There was news that the doctor had arrived. He had come by car along a side road. By then, everyone could see old Jean’s chest slowly rising and falling.
His jacket had been removed. His open shirt revealed a chest as hairy as a wild animal’s. Under the right nipple was a long scar, and Maigret thought he could make out a kind of tattoo on his shoulder.
‘Next boat!’ shouted the lock-keeper, cupping both hands to his mouth. ‘Look lively, there’s nothing more you can do here.’
One bargee drifted regretfully away, calling to his wife, who had joined some other women a little further off in their commiserations.
‘I hope at least that you didn’t stop the engine?’
The doctor told the spectators to stand well back and scowled as he felt the man’s chest.
‘He’s alive, isn’t he?’ said the first life-saver proudly.
‘Police Judiciaire!’ broke in Maigret. ‘Is it serious?’
‘Most of his ribs are crushed. He’s alive all right, but I’d be surprised if he stays alive for very long! Did he get caught between two boats?’
‘Most probably between a boat and the lock.’
‘Feel here!’
The doctor made the inspector feel the left arm, which was broken in two places.
‘I
s there a stretcher?’
The injured man moaned feebly.
‘All the same, I’m going to give him an injection. But get that stretcher ready as quick as you can. The hospital is 500 metres away …’
There was a stretcher at the lock. It was regulations. But it was in the attic, where the flame of a candle was observed through a skylight moving to and fro.
The mistress of the Providence stood sobbing some distance from Maigret. She was staring at him reproachfully.
There were ten men ready to carry the carter, who gave another groan. Then a lantern moved off in the direction of the main road, catching the group in a halo of light. A motorized barge, bright with green and red navigation lights, gave three whistles and moved off on its way to tie up at a berth in the middle of town, so that she would be the first to leave next morning.
Ward 10. It was by chance that Maigret saw the number. There were only two patients in it, one of whom was crying like a baby.
The inspector spent most of the time walking up and down the white-flagged corridor, where nurses ran by him, passing on instruction in hushed voices.
Ward 8, exactly opposite, was full of women who were talking about the new patient and assessing his chances.
‘If they’re putting him in Ward 10 …’
The doctor was plump and wore horn-rimmed glasses. He walked by two or three times in a white coat, without speaking to Maigret.
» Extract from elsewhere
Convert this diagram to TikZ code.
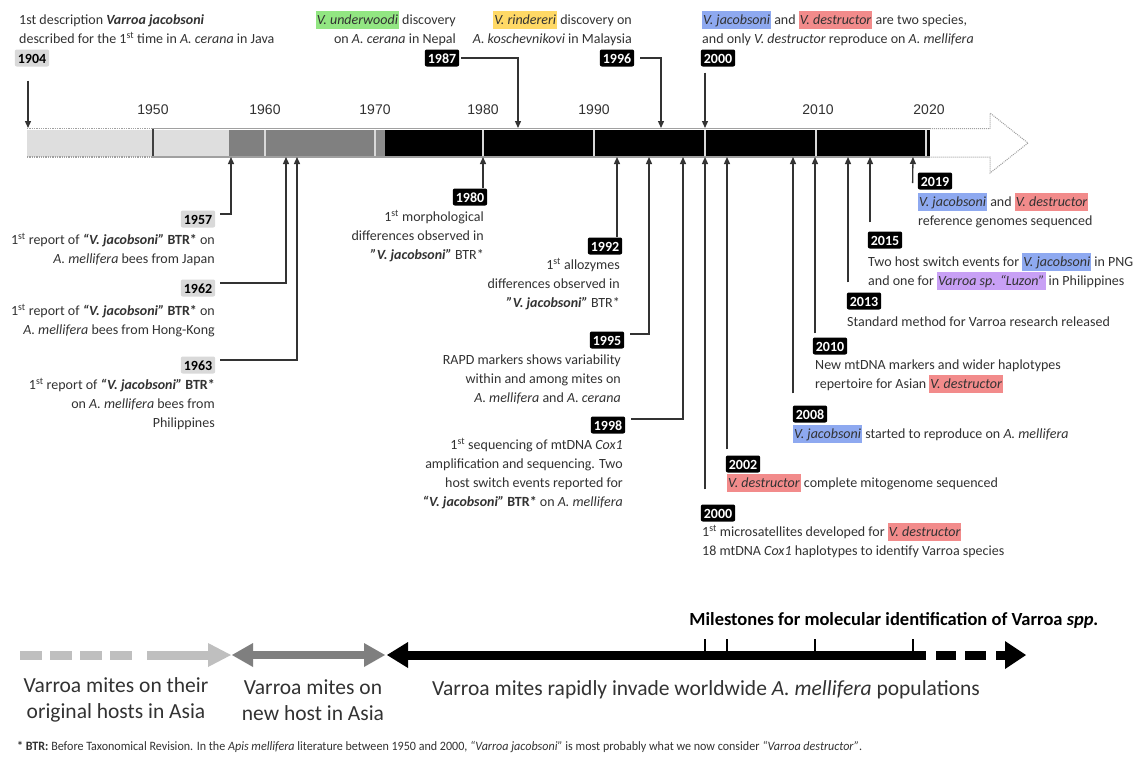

It was almost eleven when he finally stopped to have a word.
‘Do you want to see him?’
It was a disconcerting sight. The inspector hardly recognized old Jean. He had been shaved so that two gashes, one on his cheek and the other on his forehead, could be treated.
He lay there, looking very clean in a white bed in the neutral glare of a frosted-glass lamp.
The doctor lifted the sheet.
‘Take a look at this for a carcass! He’s built like a bear. I don’t think I ever saw a skeletal frame like it. How did he get in this state?’
‘He fell off the lock gate just as the sluices were being opened.’
‘I see. He must have been caught between the wall and the barge. His chest is literally crushed in. The ribs just gave way.’